The test for us, if only us, is intent — and who, man or horse, was doing the intending. All can see Maximum Security move to the right. It’s much harder to discern intent. It didn’t look like an intentional move, by either man or beast. It didn’t affect the number two horse, Country House, who went off at something like 65 to 1. And it was nothing like the shocker last year when Justify won the Triple Crown at Belmont.

That’s when Restoring Hope rode up beside his front-running stable mate, Justify, and then cut to the left so as to pin on the rail a competitor, Bravazo, who was giving Justify a run. It’s hard to view that as the innocent, skittish swerve that Maximum Security made this evening. It certainly seemed to us as if Restoring Hope was trying to protect his team-mate. There were no consequences at the Belmont.

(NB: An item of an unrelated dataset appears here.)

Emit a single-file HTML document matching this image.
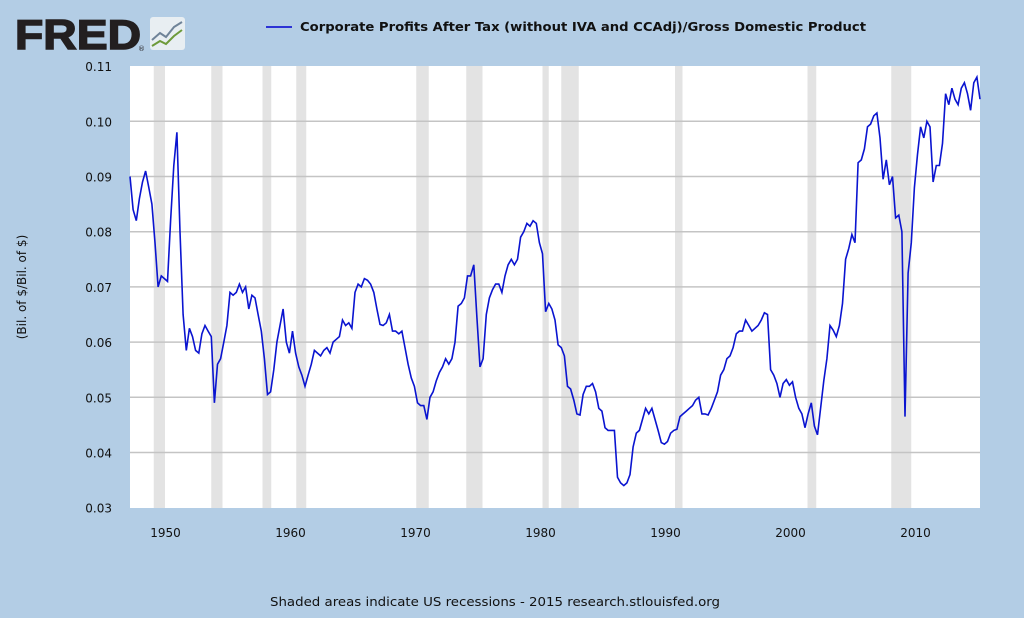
<!DOCTYPE html>
<html><head><meta charset="utf-8"><style>
body{margin:0;width:1024px;height:614px;background:#b3cde5;font-family:"DejaVu Sans",sans-serif;overflow:hidden}
</style></head><body>
<svg width="1024" height="614" id="svg" font-family="DejaVu Sans">
<g>
<text x="15" y="49" font-size="42" font-weight="bold" fill="#231f20" font-family="Liberation Sans" textLength="126" lengthAdjust="spacingAndGlyphs" stroke="#231f20" stroke-width="1.5">FRED</text>
<text x="138" y="51" font-size="7" fill="#231f20">®</text>
<rect x="150" y="17" width="35" height="33" rx="3" fill="#e8eef2"/>
<polyline points="152,40 160,33 166,37 174,27 182,22" fill="none" stroke="#6f8398" stroke-width="2"/>
<polyline points="152,46 160,41 166,44 174,36 182,30" fill="none" stroke="#6d9a3a" stroke-width="2"/>
</g>
<line x1="266" y1="27" x2="292" y2="27" stroke="#0000d0" stroke-width="1.5"/>
<text x="300" y="31" font-size="12" font-weight="bold" fill="#111" textLength="566" lengthAdjust="spacingAndGlyphs">Corporate Profits After Tax (without IVA and CCAdj)/Gross Domestic Product</text>
<rect x="130" y="66" width="850" height="442" fill="#fff"/>
<g id="rec"></g><g id="grid"></g><g id="ticks"></g>
<path id="line" fill="none" stroke="#0a14d0" stroke-width="1.6"/>
<text x="26" y="287" font-size="12" fill="#111" transform="rotate(-90 26 287)" text-anchor="middle">(Bil. of $/Bil. of $)</text>
<text x="270" y="606" font-size="12" fill="#111" textLength="450" lengthAdjust="spacingAndGlyphs">Shaded areas indicate US recessions - 2015 research.stlouisfed.org</text>
</svg>
<script>
const years=[];
const values=[0.090,0.084,0.082,0.086,0.089,0.091,0.088,0.085,0.078,0.070,0.072,0.0715,0.071,0.082,0.092,0.098,0.080,0.065,0.0585,0.0625,0.061,0.0585,0.058,0.0615,0.063,0.062,0.061,0.049,0.056,0.057,0.060,0.063,0.069,0.0685,0.069,0.0705,0.069,0.070,0.066,0.0685,0.068,0.065,0.062,0.057,0.0505,0.051,0.055,0.060,0.063,0.066,0.060,0.058,0.062,0.058,0.0555,0.054,0.052,0.054,0.056,0.0585,0.058,0.0575,0.0585,0.059,0.058,0.060,0.0605,0.061,0.064,0.063,0.0635,0.0625,0.069,0.0705,0.070,0.0715,0.0712,0.0705,0.069,0.066,0.0632,0.063,0.0635,0.065,0.062,0.062,0.0615,0.062,0.059,0.056,0.0535,0.052,0.049,0.0485,0.0485,0.046,0.050,0.051,0.053,0.0545,0.0555,0.057,0.056,0.057,0.060,0.0665,0.067,0.068,0.072,0.072,0.074,0.0645,0.0555,0.057,0.065,0.068,0.0695,0.0705,0.0705,0.069,0.072,0.074,0.075,0.074,0.075,0.079,0.080,0.0815,0.081,0.082,0.0815,0.078,0.076,0.0655,0.067,0.066,0.064,0.0595,0.059,0.0575,0.052,0.0515,0.0495,0.047,0.0468,0.0505,0.052,0.052,0.0525,0.051,0.048,0.0475,0.0445,0.044,0.044,0.044,0.0355,0.0345,0.034,0.0345,0.036,0.041,0.0435,0.044,0.046,0.048,0.047,0.048,0.046,0.044,0.0418,0.0415,0.042,0.0435,0.044,0.0442,0.0465,0.047,0.0475,0.048,0.0485,0.0495,0.050,0.047,0.047,0.0468,0.048,0.0495,0.051,0.054,0.055,0.057,0.0575,0.059,0.0615,0.062,0.062,0.064,0.063,0.062,0.0625,0.063,0.064,0.0653,0.065,0.055,0.054,0.0525,0.050,0.0525,0.0532,0.0522,0.0528,0.050,0.048,0.047,0.0445,0.047,0.049,0.0448,0.0432,0.048,0.053,0.057,0.063,0.0622,0.061,0.063,0.067,0.075,0.077,0.0795,0.078,0.0925,0.093,0.095,0.099,0.0995,0.101,0.1015,0.097,0.0895,0.093,0.0885,0.090,0.0825,0.083,0.080,0.0465,0.0725,0.078,0.088,0.094,0.099,0.097,0.100,0.099,0.089,0.092,0.092,0.096,0.105,0.103,0.106,0.104,0.103,0.106,0.107,0.105,0.102,0.107,0.108,0.104];
for(let i=0;i<values.length;i++)years.push(1947+i*0.25);
const recStart=[1948.9,1953.5,1957.6,1960.3,1969.9,1973.9,1980.0,1981.5,1990.6,2001.2,2007.9];
const recEnd=[1949.8,1954.4,1958.3,1961.1,1970.9,1975.2,1980.5,1982.9,1991.2,2001.9,2009.5];
const yTicks=[0.03,0.04,0.05,0.06,0.07,0.08,0.09,0.10,0.11];
const xTicks=[1950,1960,1970,1980,1990,2000,2010];
const X=y=>130+(y-1947)*(850/68);
const Y=v=>507.7-(v-0.03)*5520;
const NS="http://www.w3.org/2000/svg";
function mk(t,p,a){const e=document.createElementNS(NS,t);for(const k in a)e.setAttribute(k,a[k]);p.appendChild(e);return e;}
const rec=document.getElementById('rec'),grid=document.getElementById('grid'),ticks=document.getElementById('ticks');
recStart.forEach((s,i)=>{const r=mk('rect',rec,{x:X(s),y:66,width:X(recEnd[i])-X(s),height:442,fill:'#e3e3e3'});

});
yTicks.forEach(v=>{
if(v>0.031&&v<0.109){const l=mk('line',grid,{x1:130,x2:980,y1:Y(v),y2:Y(v),stroke:'#c4c4c4','stroke-width':1.5});

}
const t=mk('text',ticks,{x:112,y:Y(v)+5,'font-size':12,fill:'#111','text-anchor':'end'});t.textContent=v.toFixed(2);

});
xTicks.forEach(yr=>{const t=mk('text',ticks,{x:X(yr)-2,y:537,'font-size':12,fill:'#111','text-anchor':'middle'});t.textContent=yr;

});
document.getElementById('line').setAttribute('d',values.map((v,i)=>(i?'L':'M')+X(years[i]).toFixed(1)+','+Y(v).toFixed(1)).join(''));
</script>
</body></html>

What do you know but the infraction that cost Maximum Security the Roses at Churchill Downs was “obstruction.” It took the Internet about a nanosecond to start metaphoring it to the 2016 election and related controversies. “Country House won the popular vote,” is the way Josh Baro put it in a tweet. If America ran its elections the way the Derby is run, Hillary Clinton would be declared president. Another reason we’re sticking with Maximum Security.